Exercise requirements » Search the material for the word "this" and report each line where it turns up.

Working data »
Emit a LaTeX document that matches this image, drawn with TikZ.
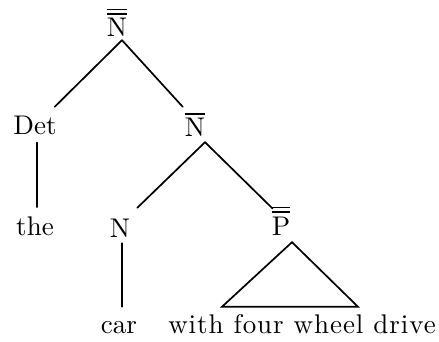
\documentclass[tikz,border=0pt]{standalone}
\usepackage{fontspec}
\setmainfont{lmroman10-regular.otf}
\newcommand\onebar[1]{\vbox{\hrule height 1.6pt\kern 4pt\hbox{#1}}}
\newcommand\twobar[1]{\vbox{\hrule height 1.6pt\kern 2.6pt\hrule height 1.6pt\kern 4pt\hbox{#1}}}
\begin{document}
\begin{tikzpicture}[x=1pt,y=-1pt,
  lbl/.style={inner sep=0pt,anchor=base,font=\fontsize{27}{32}\selectfont},
  edge/.style={line width=1.7pt,line cap=round}]
\useasboundingbox (0,0) rectangle (439,342);
\node[lbl] (top) at (117,37) {\twobar{N}};
\node[lbl] (det) at (35,135) {Det};
\node[lbl] (nbar) at (195,137) {\onebar{N}};
\node[lbl] (the) at (35,235) {the};
\node[lbl] (n) at (120,237) {N};
\node[lbl] (pp) at (281,235) {\twobar{P}};
\node[lbl] (car) at (119,333) {car};
\node[lbl] (with) at (302,333) {\addfontfeatures{LetterSpace=3.5}with four wheel drive};
\draw[edge] ([shift={(5,3)}]top.south) -- ([shift={(-2,-9.6)}]det.north east);
\draw[edge] ([shift={(5,3)}]top.south) -- ([shift={(-2,-6)}]nbar.north west);
\draw[edge] ([shift={(2,7)}]det.south) -- ([shift={(2,-9)}]the.north);
\draw[edge] ([shift={(10,5)}]nbar.south) -- ([shift={(7,-10.6)}]n.north east);
\draw[edge] ([shift={(10,5)}]nbar.south) -- ([shift={(1,2)}]pp.north west);
\draw[edge] ([shift={(2,6)}]n.south) -- ([shift={(3,-14)}]car.north);
\draw[edge,line join=miter] ([shift={(11,7)}]pp.south) -- ([shift={(-80,-7)}]with.north) -- ([shift={(56,-7)}]with.north) -- cycle;
\end{tikzpicture}
\end{document}
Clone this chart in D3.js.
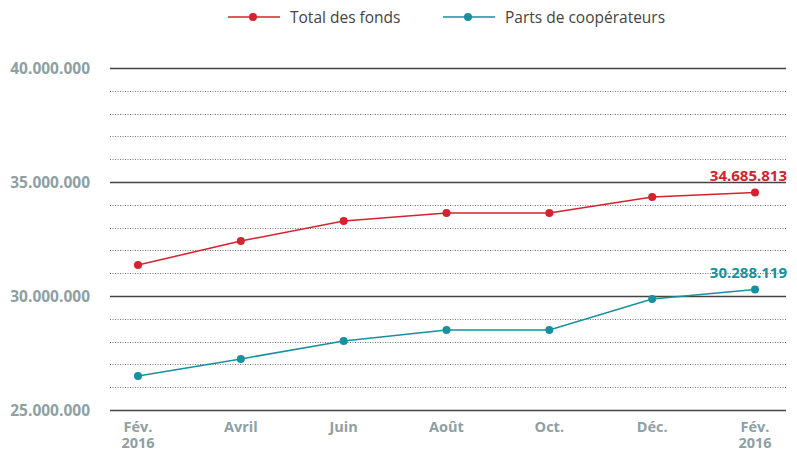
<!DOCTYPE html>
<html>
<head>
<meta charset="utf-8">
<script src="https://cdn.jsdelivr.net/npm/d3@7"></script>
<style>
  body { margin: 0; background: #fff; }
  text { font-family: "Open Sans", sans-serif; }
</style>
</head>
<body>
<div id="chart"></div>
<script>
/**
 * DATA
 * */
const months = ["Fév.", "Avril", "Juin", "Août", "Oct.", "Déc.", "Fév."];
const years = ["2016", "", "", "", "", "", "2016"];
const totalFonds = [31.36, 32.41, 33.29, 33.64, 33.64, 34.34, 34.54];
const partsCoop = [26.49, 27.24, 28.03, 28.51, 28.51, 29.87, 30.29];
const seriesNames = ["Total des fonds", "Parts de coopérateurs"];
const endLabels = ["34.685.813", "30.288.119"];
const yTicks = [25, 30, 35, 40];

const colors = ["#d6212e", "#15919f"];

const width = 797,
  height = 451,
  margin = { top: 68, bottom: 41, left: 110, right: 11 };

const svg = d3.select("#chart")
  .append("svg")
  .attr("width", width)
  .attr("height", height);

const x = d3.scalePoint()
  .domain(d3.range(months.length))
  .range([138, 755]);

const y = d3.scaleLinear()
  .domain([25, 40])
  .range([height - margin.bottom, margin.top]);

// grid: solid every 5M, dotted every 1M
const grid = svg.append("g");
d3.range(25, 41, 1).forEach(v => {
  const solid = yTicks.includes(v);
  grid.append("line")
    .attr("x1", margin.left)
    .attr("x2", width - margin.right)
    .attr("y1", Math.round(y(v)) + 0.5)
    .attr("y2", Math.round(y(v)) + 0.5)
    .attr("stroke", solid ? "#444" : "#777")
    .attr("stroke-width", solid ? 1.4 : 1)
    .attr("stroke-dasharray", solid ? null : "1,1.5");
});

// y labels
svg.append("g")
  .selectAll("text")
  .data(yTicks)
  .join("text")
  .attr("x", 90)
  .attr("y", d => y(d) + 6)
  .attr("text-anchor", "end")
  .attr("fill", "#8ea0a4")
  .attr("font-size", 15.5)
  .attr("font-weight", "bold")
  .text(d => d3.format(",")(d * 1e6).replace(/,/g, "."));

// x labels (month + year on a second line)
const xAxis = svg.append("g")
  .attr("fill", "#8ea0a4")
  .attr("font-size", 14.5)
  .attr("font-weight", "bold")
  .attr("text-anchor", "middle");
xAxis.selectAll("text.month")
  .data(months)
  .join("text")
  .attr("class", "month")
  .attr("x", (d, i) => x(i))
  .attr("y", 432)
  .text(d => d);
xAxis.selectAll("text.year")
  .data(years.filter(d => d))
  .join("text")
  .attr("class", "year")
  .attr("x", d => null)
  .each(function (d, j) {
    const idx = years.map((v, i) => v ? i : -1).filter(i => i >= 0)[j];
    d3.select(this).attr("x", x(idx));
  })
  .attr("y", 447.5)
  .text(d => d);

// lines
const line = d3.line()
  .x((d, i) => x(i))
  .y(d => y(d));

[totalFonds, partsCoop].forEach((series, s) => {
  svg.append("path")
    .datum(series)
    .attr("fill", "none")
    .attr("stroke", colors[s])
    .attr("stroke-width", 1.5)
    .attr("d", line);
  svg.append("g")
    .selectAll("circle")
    .data(series)
    .join("circle")
    .attr("cx", (d, i) => x(i))
    .attr("cy", d => y(d))
    .attr("r", 4)
    .attr("fill", colors[s]);
  svg.append("text")
    .attr("x", 787)
    .attr("y", y(series[series.length - 1]) - 11)
    .attr("text-anchor", "end")
    .attr("fill", colors[s])
    .attr("font-size", 15)
    .attr("font-weight", "bold")
    .text(endLabels[s]);
});

// legend
const legendX = [228, 443];
seriesNames.forEach((name, s) => {
  const g = svg.append("g").attr("transform", `translate(${legendX[s]},17)`);
  g.append("line").attr("x1", 0).attr("x2", 52)
    .attr("stroke", colors[s]).attr("stroke-width", 1.5);
  g.append("circle").attr("cx", 25).attr("r", 4).attr("fill", colors[s]);
  g.append("text").attr("x", 62).attr("y", 5.5)
    .attr("fill", "#444").attr("font-size", 15.5).text(name);
});
</script>
</body>
</html>
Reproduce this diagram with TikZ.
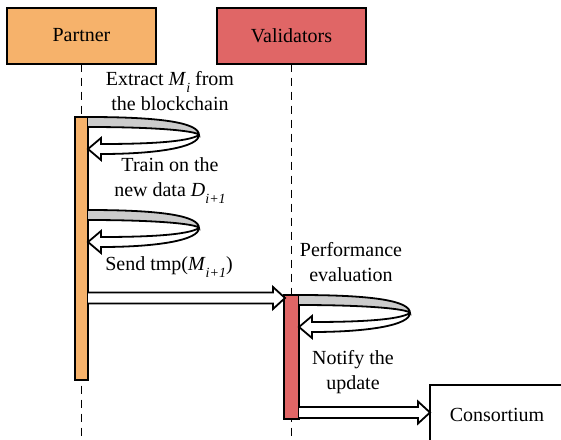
\documentclass[tikz,border=0pt]{standalone}
\usepackage{fontspec}
\setmainfont{Liberation Serif}
\usetikzlibrary{calc}
\definecolor{partnerc}{HTML}{F6B26B}
\definecolor{validc}{HTML}{E06666}
\newcommand{\lowsub}[1]{\raisebox{-0.75ex}{\fontsize{7}{8}\selectfont\textit{#1}}}
\tikzset{
  actor/.style={draw,line width=1pt,minimum width=74.5pt,minimum height=28pt,outer sep=0pt,font=\fontsize{10}{12.5}\selectfont},
  bar/.style={draw,line width=0.8pt,outer sep=0pt,inner sep=0pt},
  lifeline/.style={line width=0.8pt,dash pattern=on 4pt off 3pt},
  hollow/.style={draw,fill=white,line width=0.9pt,line join=miter},
  lbl/.style={align=center,font=\fontsize{10}{12.5}\selectfont},
  selfloop/.pic={
    \filldraw[hollow,fill=gray!40] (0,0) .. controls (75,0) and (111,6) .. (111,18)
      .. controls (109,14) and (70,10) .. (0,10);
    \filldraw[hollow] (111,18) .. controls (111,30) and (70,37) .. (13,37) -- (13,43) -- (0,32)
      -- (13,21) -- (13,27) .. controls (60,27) and (100,25) .. (111,18);
  }
}
% hollow block arrow: #1 start, #2 tip (same height)
\newcommand{\hollowarrow}[2]{%
  \filldraw[hollow] ($(#1)+(0,-5.5)$) -- ($(#2)+(-12,-5.5)$) -- ($(#2)+(-12,-11)$) -- (#2)
    -- ($(#2)+(-12,11)$) -- ($(#2)+(-12,5.5)$) -- ($(#1)+(0,5.5)$);}
\begin{document}
\begin{tikzpicture}[x=0.5pt,y=-0.5pt]
\useasboundingbox (0,0) rectangle (561,439);
\clip (0,0) rectangle (561,439);
%Actors
\node[actor,fill=partnerc] (partner) at (81.5,35.5) {Partner};
\node[actor,fill=validc] (valid) at (291.5,35.5) {Validators};
%Lifelines
\draw[lifeline] (partner.south) -- (partner.south |- 0,445);
\draw[lifeline] (valid.south) -- (valid.south |- 0,445);
%Activation bars
\node[bar,fill=partnerc,minimum width=6.5pt,minimum height=131.5pt] (pbar) at (81.5,248.5) {};
\node[bar,fill=validc,minimum width=7.5pt,minimum height=62pt] (vbar) at (291.5,357) {};
%Consortium
\node[draw,line width=0.9pt,anchor=north west,minimum width=67pt,minimum height=30pt,outer sep=0pt,
  font=\fontsize{10}{12.5}\selectfont] (consortium) at (430,385) {Consortium};
%Self messages
\pic at (pbar.north east) {selfloop};
\pic at ($(pbar.north east)+(0,93)$) {selfloop};
\pic at (vbar.north east) {selfloop};
\node[lbl] (extract) at (170,91) {Extract \textit{M}\lowsub{i} from\\the blockchain};
\node[lbl] (train) at (170,181) {Train on the\\new data \textit{D}\lowsub{i+1}};
\node[lbl] (perf) at (351,262) {Performance\\evaluation};
%Messages
\coordinate (sendtip) at (285,298);
\hollowarrow{pbar.east |- sendtip}{sendtip}
\node[lbl] (send) at (169,267) {Send tmp(\textit{M}\lowsub{i+1})};
\coordinate (notifytip) at ($(consortium.west)+(0,-2.5)$);
\hollowarrow{vbar.east |- notifytip}{notifytip}
\node[lbl] (notify) at (353,372) {Notify the\\update};
\end{tikzpicture}
\end{document}
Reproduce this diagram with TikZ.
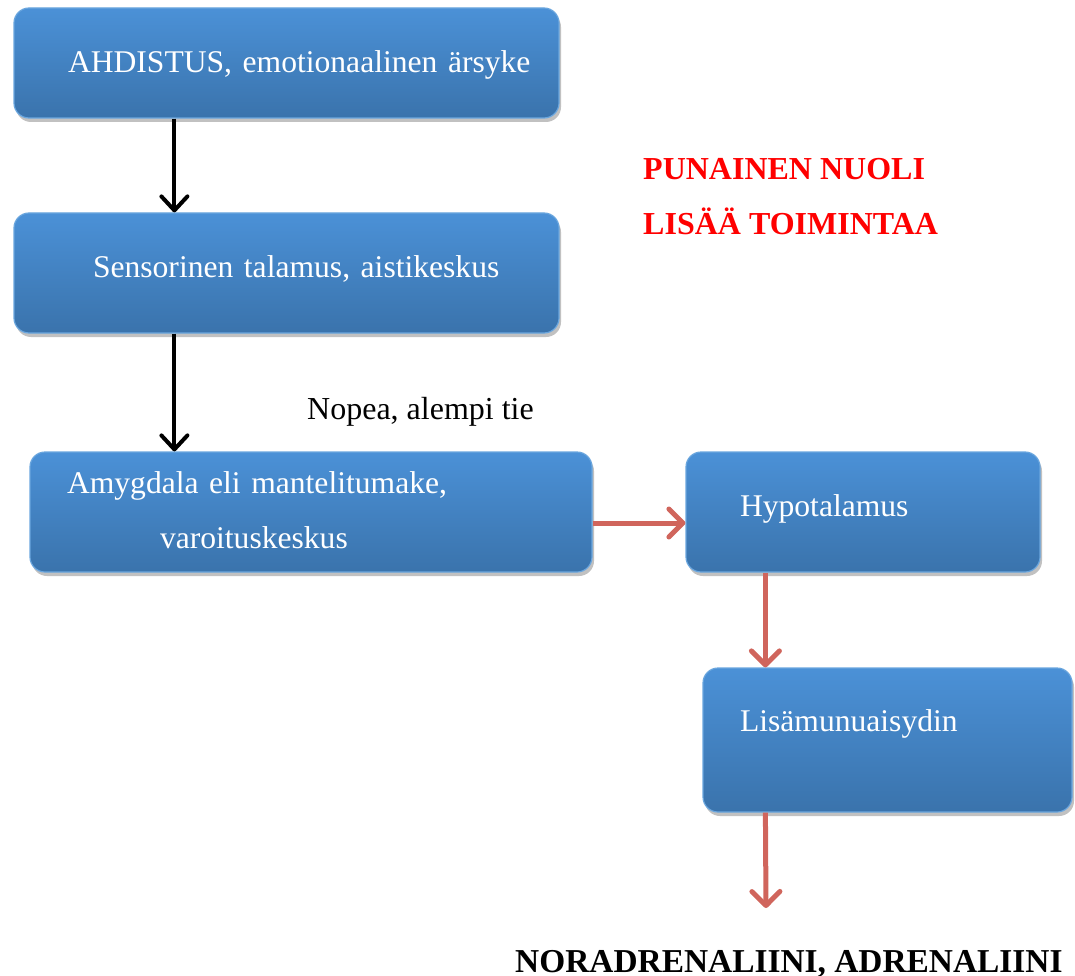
\documentclass[tikz,border=0pt]{standalone}
\usepackage{fontspec}
\setmainfont{Liberation Serif}
\usetikzlibrary{arrows.meta,shadows}
\definecolor{boxtop}{HTML}{4B91D7}
\definecolor{boxbot}{HTML}{3A73AC}
\definecolor{boxrim}{HTML}{6AA6DE}
\definecolor{arrred}{HTML}{D0655C}
\begin{document}
\begin{tikzpicture}[x=1pt,y=-1pt,
  bluebox/.style={rounded corners=15pt, top color=boxtop, bottom color=boxbot,
    draw=boxrim, line width=1.2pt, text=white, inner sep=0pt, align=left,
    font=\fontsize{31.6}{55}\selectfont, text height=22pt, text depth=7pt,
    drop shadow={shadow xshift=2pt, shadow yshift=-4pt, opacity=0.35, fill=black!70}},
  blackarrow/.style={line width=4pt, draw=black, -{Straight Barb[length=14pt,width=26pt,round]}},
  redarrow/.style={line width=5pt, draw=arrred, -{Straight Barb[length=14pt,width=28pt,round]}},
  plain/.style={font=\fontsize{32}{38}\selectfont, inner sep=0pt},
  redlabel/.style={font=\fontsize{32}{38}\selectfont\bfseries, text=red, inner sep=0pt}
]
\useasboundingbox (0,0) rectangle (1075,976);

\node[bluebox, minimum width=545pt, minimum height=110pt, text width=545pt, text depth=3pt] (b1) at (286.5,63)
  {\hspace*{54pt}AHDISTUS, emotionaalinen ärsyke};
\node[bluebox, minimum width=545pt, minimum height=120pt, text width=545pt, text depth=13pt] (b2) at (286.5,273)
  {\hspace*{79pt}Sensorinen talamus, aistikeskus};
\node[bluebox, minimum width=562pt, minimum height=120pt, text width=562pt, text depth=59pt] (b3) at (311,512)
  {\hspace*{37pt}Amygdala eli mantelitumake,\\\hspace*{130pt}varoituskeskus};
\node[bluebox, minimum width=354pt, minimum height=120pt, text width=354pt, text depth=14pt] (b4) at (863,512)
  {\hspace*{54pt}Hypotalamus};
\node[bluebox, minimum width=369pt, minimum height=144pt, text width=369pt, text depth=40pt] (b5) at (887.5,740)
  {\hspace*{37pt}Lisämunuaisydin};

\node[redlabel, anchor=base west] (r1) at (643,180) {PUNAINEN NUOLI};
\node[redlabel, anchor=base west] (r2) at (643,235) {LISÄÄ TOIMINTAA};
\node[plain, anchor=base west] (tie) at (307,419) {Nopea, alempi tie};
\node[plain, anchor=base west, font=\fontsize{33.4}{38}\selectfont\bfseries] (out) at (515,972) {NORADRENALIINI, ADRENALIINI};

\coordinate (endpt) at (766,908);

\draw[blackarrow] ([xshift=161pt]b1.south west) -- ([xshift=161pt]b2.north west);
\draw[blackarrow] ([xshift=161pt]b2.south west) -- ([xshift=145pt]b3.north west);
\draw[redarrow] ([yshift=-11pt]b3.east) -- ([yshift=-11pt]b4.west);
\draw[redarrow] ([xshift=80pt]b4.south west) -- ([xshift=63pt]b5.north west);
\draw[redarrow] ([xshift=63pt]b5.south west) -- (endpt);
\end{tikzpicture}
\end{document}
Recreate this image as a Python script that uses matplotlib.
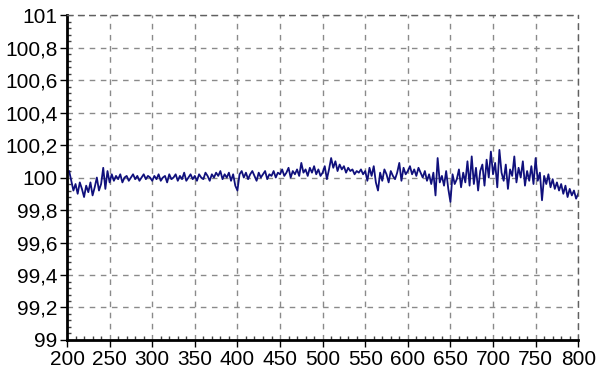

The output »
Emit a LaTeX document that matches this image, drawn with TikZ.
Clone this chart in D3.js.
    d3.select(this).attr("x", x(idx));
Reproduce this diagram with TikZ.
Reproduce this diagram with TikZ.
Recreate this image as a Python script that uses matplotlib.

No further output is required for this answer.